[Source excerpt]
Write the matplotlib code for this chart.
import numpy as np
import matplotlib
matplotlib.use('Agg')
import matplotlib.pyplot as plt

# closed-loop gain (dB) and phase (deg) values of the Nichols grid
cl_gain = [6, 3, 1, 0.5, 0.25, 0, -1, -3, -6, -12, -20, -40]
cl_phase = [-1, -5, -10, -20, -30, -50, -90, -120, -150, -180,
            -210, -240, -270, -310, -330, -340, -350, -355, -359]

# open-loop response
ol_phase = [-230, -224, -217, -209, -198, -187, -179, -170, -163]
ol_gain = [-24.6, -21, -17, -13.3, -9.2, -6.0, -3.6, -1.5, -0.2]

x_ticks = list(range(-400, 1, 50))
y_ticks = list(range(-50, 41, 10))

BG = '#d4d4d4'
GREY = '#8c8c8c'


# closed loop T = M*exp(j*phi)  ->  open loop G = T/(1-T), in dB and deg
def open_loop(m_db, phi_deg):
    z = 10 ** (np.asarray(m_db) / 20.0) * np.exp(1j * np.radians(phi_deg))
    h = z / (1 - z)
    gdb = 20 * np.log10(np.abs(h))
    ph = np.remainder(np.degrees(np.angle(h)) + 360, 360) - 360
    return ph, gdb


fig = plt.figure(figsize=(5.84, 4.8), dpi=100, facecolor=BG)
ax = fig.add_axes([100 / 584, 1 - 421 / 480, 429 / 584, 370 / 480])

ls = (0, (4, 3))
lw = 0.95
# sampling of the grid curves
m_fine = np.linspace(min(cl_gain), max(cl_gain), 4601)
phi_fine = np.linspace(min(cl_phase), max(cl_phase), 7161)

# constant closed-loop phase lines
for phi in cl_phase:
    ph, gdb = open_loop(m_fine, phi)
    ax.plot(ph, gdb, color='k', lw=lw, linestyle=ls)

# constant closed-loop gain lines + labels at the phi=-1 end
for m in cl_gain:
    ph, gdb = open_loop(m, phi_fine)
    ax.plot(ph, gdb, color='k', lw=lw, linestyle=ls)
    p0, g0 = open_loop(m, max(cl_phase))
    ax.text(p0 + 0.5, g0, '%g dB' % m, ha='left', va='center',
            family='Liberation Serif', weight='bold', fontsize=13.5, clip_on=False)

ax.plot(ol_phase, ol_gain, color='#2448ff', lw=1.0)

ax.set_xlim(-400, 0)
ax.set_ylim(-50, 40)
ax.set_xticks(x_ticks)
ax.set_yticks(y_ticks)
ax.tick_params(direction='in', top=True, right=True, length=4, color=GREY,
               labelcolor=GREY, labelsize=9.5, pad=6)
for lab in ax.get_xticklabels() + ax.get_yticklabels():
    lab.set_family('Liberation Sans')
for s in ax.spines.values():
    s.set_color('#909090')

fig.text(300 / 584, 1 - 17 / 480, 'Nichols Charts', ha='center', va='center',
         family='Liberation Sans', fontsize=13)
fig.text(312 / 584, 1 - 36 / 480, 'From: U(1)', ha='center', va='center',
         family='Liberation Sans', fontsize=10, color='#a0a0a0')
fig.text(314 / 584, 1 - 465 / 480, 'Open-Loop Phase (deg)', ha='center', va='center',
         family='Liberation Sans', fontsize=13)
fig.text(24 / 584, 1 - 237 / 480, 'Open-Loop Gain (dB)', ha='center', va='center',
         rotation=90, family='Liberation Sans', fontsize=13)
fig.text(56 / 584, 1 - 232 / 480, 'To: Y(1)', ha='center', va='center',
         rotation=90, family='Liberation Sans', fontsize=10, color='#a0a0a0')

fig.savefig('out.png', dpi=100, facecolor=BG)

[Challenge]
Repeat the whole listing exactly, keeping every line intact.

[Written reply]
Write the matplotlib code for this chart.
import numpy as np
import matplotlib
matplotlib.use('Agg')
import matplotlib.pyplot as plt

# closed-loop gain (dB) and phase (deg) values of the Nichols grid
cl_gain = [6, 3, 1, 0.5, 0.25, 0, -1, -3, -6, -12, -20, -40]
cl_phase = [-1, -5, -10, -20, -30, -50, -90, -120, -150, -180,
            -210, -240, -270, -310, -330, -340, -350, -355, -359]

# open-loop response
ol_phase = [-230, -224, -217, -209, -198, -187, -179, -170, -163]
ol_gain = [-24.6, -21, -17, -13.3, -9.2, -6.0, -3.6, -1.5, -0.2]

x_ticks = list(range(-400, 1, 50))
y_ticks = list(range(-50, 41, 10))

BG = '#d4d4d4'
GREY = '#8c8c8c'


# closed loop T = M*exp(j*phi)  ->  open loop G = T/(1-T), in dB and deg
def open_loop(m_db, phi_deg):
    z = 10 ** (np.asarray(m_db) / 20.0) * np.exp(1j * np.radians(phi_deg))
    h = z / (1 - z)
    gdb = 20 * np.log10(np.abs(h))
    ph = np.remainder(np.degrees(np.angle(h)) + 360, 360) - 360
    return ph, gdb


fig = plt.figure(figsize=(5.84, 4.8), dpi=100, facecolor=BG)
ax = fig.add_axes([100 / 584, 1 - 421 / 480, 429 / 584, 370 / 480])

ls = (0, (4, 3))
lw = 0.95
# sampling of the grid curves
m_fine = np.linspace(min(cl_gain), max(cl_gain), 4601)
phi_fine = np.linspace(min(cl_phase), max(cl_phase), 7161)

# constant closed-loop phase lines
for phi in cl_phase:
    ph, gdb = open_loop(m_fine, phi)
    ax.plot(ph, gdb, color='k', lw=lw, linestyle=ls)

# constant closed-loop gain lines + labels at the phi=-1 end
for m in cl_gain:
    ph, gdb = open_loop(m, phi_fine)
    ax.plot(ph, gdb, color='k', lw=lw, linestyle=ls)
    p0, g0 = open_loop(m, max(cl_phase))
    ax.text(p0 + 0.5, g0, '%g dB' % m, ha='left', va='center',
            family='Liberation Serif', weight='bold', fontsize=13.5, clip_on=False)

ax.plot(ol_phase, ol_gain, color='#2448ff', lw=1.0)

ax.set_xlim(-400, 0)
ax.set_ylim(-50, 40)
ax.set_xticks(x_ticks)
ax.set_yticks(y_ticks)
ax.tick_params(direction='in', top=True, right=True, length=4, color=GREY,
               labelcolor=GREY, labelsize=9.5, pad=6)
for lab in ax.get_xticklabels() + ax.get_yticklabels():
    lab.set_family('Liberation Sans')
for s in ax.spines.values():
    s.set_color('#909090')

fig.text(300 / 584, 1 - 17 / 480, 'Nichols Charts', ha='center', va='center',
         family='Liberation Sans', fontsize=13)
fig.text(312 / 584, 1 - 36 / 480, 'From: U(1)', ha='center', va='center',
         family='Liberation Sans', fontsize=10, color='#a0a0a0')
fig.text(314 / 584, 1 - 465 / 480, 'Open-Loop Phase (deg)', ha='center', va='center',
         family='Liberation Sans', fontsize=13)
fig.text(24 / 584, 1 - 237 / 480, 'Open-Loop Gain (dB)', ha='center', va='center',
         rotation=90, family='Liberation Sans', fontsize=13)
fig.text(56 / 584, 1 - 232 / 480, 'To: Y(1)', ha='center', va='center',
         rotation=90, family='Liberation Sans', fontsize=10, color='#a0a0a0')

fig.savefig('out.png', dpi=100, facecolor=BG)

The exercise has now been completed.